Publication year - 2012
Publication title -
aquaculture research
Language(s) - English
Resource type - Journals
SCImago Journal Rank - 0.646
H-Index - 89
eISSN - 1365-2109
pISSN - 1355-557X
DOI - 10.1111/j.1365-2109.2011.02925.x
Subject(s) - biology , shrimp , litopenaeus , zoology , food science , protein digestibility , wheat gluten , gluten , ecology
This study was designed to test the effect of soy protein ( SPC ), wheat gluten ( WHG ) and potato protein ( PPC ), in vitro and in vivo digestibility of protein and energy in the juveniles Litopeneaus vannamei . A completely random design was used with nine 400‐L tanks (with three repetitions by treatment). Ten respirometric chambers (500  mL ) were used for energy distribution. In vitro digestibility for SPC (8.8%) was higher than for PPC (5.8%) and for WHG (4.3%, P  < 0.05). Diets’ degree of hydrolysis ranged between 0.75% and 1.2%, with lowest value in potato protein concentrate diet (0.75 ± 0.09%, P  < 0.05). No significant differences were obtained in apparent digestibility coefficient ( ADC ) for protein (63.4–74.1%). ADC for amino acids ranged between 80% and 90%. Daily growth coefficient ranged from 0.86% to 1.1% day −1 , being the best in soybean protein concentrate diet ( SPCd ) ( P  < 0.05).
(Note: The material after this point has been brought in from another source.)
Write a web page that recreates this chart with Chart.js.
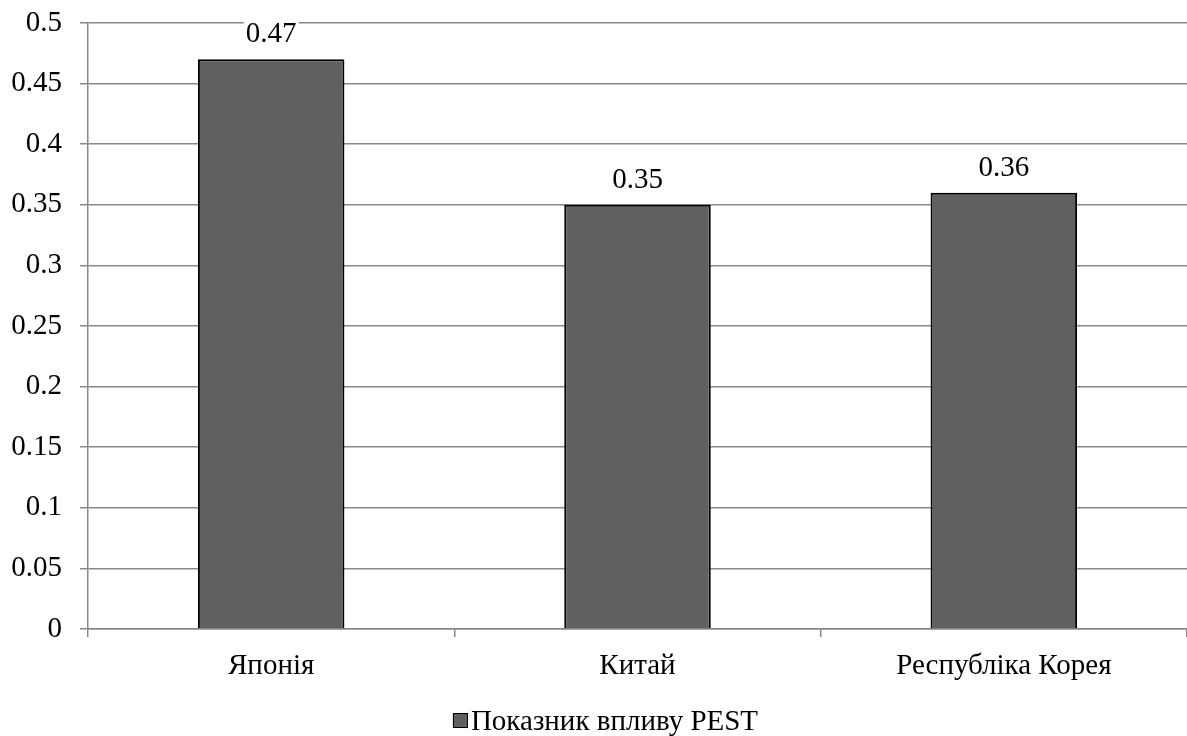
<!DOCTYPE html>
<html>
<head>
<meta charset="utf-8">
<script src="https://cdn.jsdelivr.net/npm/chart.js@4/dist/chart.umd.min.js"></script>
<style>
  html, body { margin: 0; padding: 0; background: #ffffff; }
  #wrap { width: 1187px; height: 736px; }
</style>
</head>
<body>
<div id="wrap"><canvas id="c" width="1187" height="736"></canvas></div>
<script>
// Countries and their PEST impact score
const countries = ['Японія', 'Китай', 'Республіка Корея'];
const pestValues = [0.47, 0.35, 0.36];
const seriesName = 'Показник впливу PEST';
const yMin = 0;
const yMax = 0.5;
const yStep = 0.05;

const FONT = '"Liberation Serif", "Times New Roman", serif';
const FONT_SIZE = 29;
const BAR_FILL = '#606060';

// Writes each bar's value above it on a white patch
const valueLabels = {
  id: 'valueLabels',
  afterDatasetsDraw(chart) {
    const ctx = chart.ctx;
    const meta = chart.getDatasetMeta(0);
    ctx.save();
    ctx.font = FONT_SIZE + 'px ' + FONT;
    ctx.textAlign = 'center';
    ctx.textBaseline = 'alphabetic';
    meta.data.forEach((bar, i) => {
      const txt = String(pestValues[i]);
      const w = ctx.measureText(txt).width;
      const base = bar.y - 17;
      ctx.fillStyle = '#ffffff';
      ctx.fillRect(bar.x - w / 2 - 2, base - 22, w + 4, 27);
      ctx.fillStyle = '#000';
      ctx.fillText(txt, bar.x, base);
    });
    ctx.restore();
  }
};

// Legend row under the axis: small square swatch then the series name
const bottomLegend = {
  id: 'bottomLegend',
  afterDraw(chart) {
    const ctx = chart.ctx;
    const ds = chart.data.datasets[0];
    ctx.save();
    ctx.font = FONT_SIZE + 'px ' + FONT;
    const box = 15, gap = 3;
    const tw = ctx.measureText(ds.label).width;
    const total = box + gap + tw;
    const left = chart.width / 2 + 12 - total / 2;
    const base = 730;
    ctx.fillStyle = ds.backgroundColor;
    ctx.fillRect(left, base - 17, box, box);
    ctx.strokeStyle = '#000';
    ctx.lineWidth = 1;
    ctx.strokeRect(left + 0.5, base - 16.5, box - 1, box - 1);
    ctx.fillStyle = '#000';
    ctx.textBaseline = 'alphabetic';
    ctx.textAlign = 'left';
    ctx.fillText(ds.label, left + box + gap, base);
    ctx.restore();
  }
};

new Chart(document.getElementById('c'), {
  type: 'bar',
  data: {
    labels: countries,
    datasets: [{
      label: seriesName,
      data: pestValues,
      backgroundColor: BAR_FILL,
      borderColor: '#000000',
      borderWidth: 2,
      barPercentage: 0.4,
      categoryPercentage: 1.0
    }]
  },
  options: {
    responsive: false,
    animation: false,
    layout: { padding: 0 },
    plugins: {
      legend: { display: false },
      tooltip: { enabled: false }
    },
    scales: {
      x: {
        offset: true,
        grid: {
          offset: true,
          drawOnChartArea: false,
          drawTicks: true,
          tickLength: 8,
          color: '#888888',
          lineWidth: 1.5
        },
        border: { color: '#888888', width: 1.5 },
        ticks: {
          font: { family: FONT, size: FONT_SIZE },
          color: '#000',
          padding: 12
        },
        afterFit(scale) { scale.height = 107; }
      },
      y: {
        min: yMin,
        max: yMax,
        grid: {
          color: '#888888',
          lineWidth: 1.5,
          tickLength: 8
        },
        border: { color: '#888888', width: 1.5 },
        ticks: {
          stepSize: yStep,
          font: { family: FONT, size: FONT_SIZE },
          color: '#000',
          padding: 18,
          callback: (v) => String(parseFloat(Number(v).toFixed(2)))
        },
        afterFit(scale) {
          scale.width = 88;
          scale.paddingTop = 23;
          scale.paddingBottom = 0;
        }
      }
    }
  },
  plugins: [valueLabels, bottomLegend]
});
</script>
</body>
</html>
Significant differences on heat increment were observed ( P  < 0.05); highest value was in wheat gluten diet (1.0 ± 0.1  kJ shrimp day −1 ) that coincided with a peak of trypsin specific activity (16.5 ± 3.7  mU mg protein −1 ). Highest retained energy for growth was observed in shrimp fed SPCd (0.7 ± 0.03  kJ  day −1 , P  < 0.05). Muscle collagen content presented a minimum of bands with SPCd , whereas shrimp post‐mortem collagenase activity was not affected by any of the three diets ( P  > 0.05).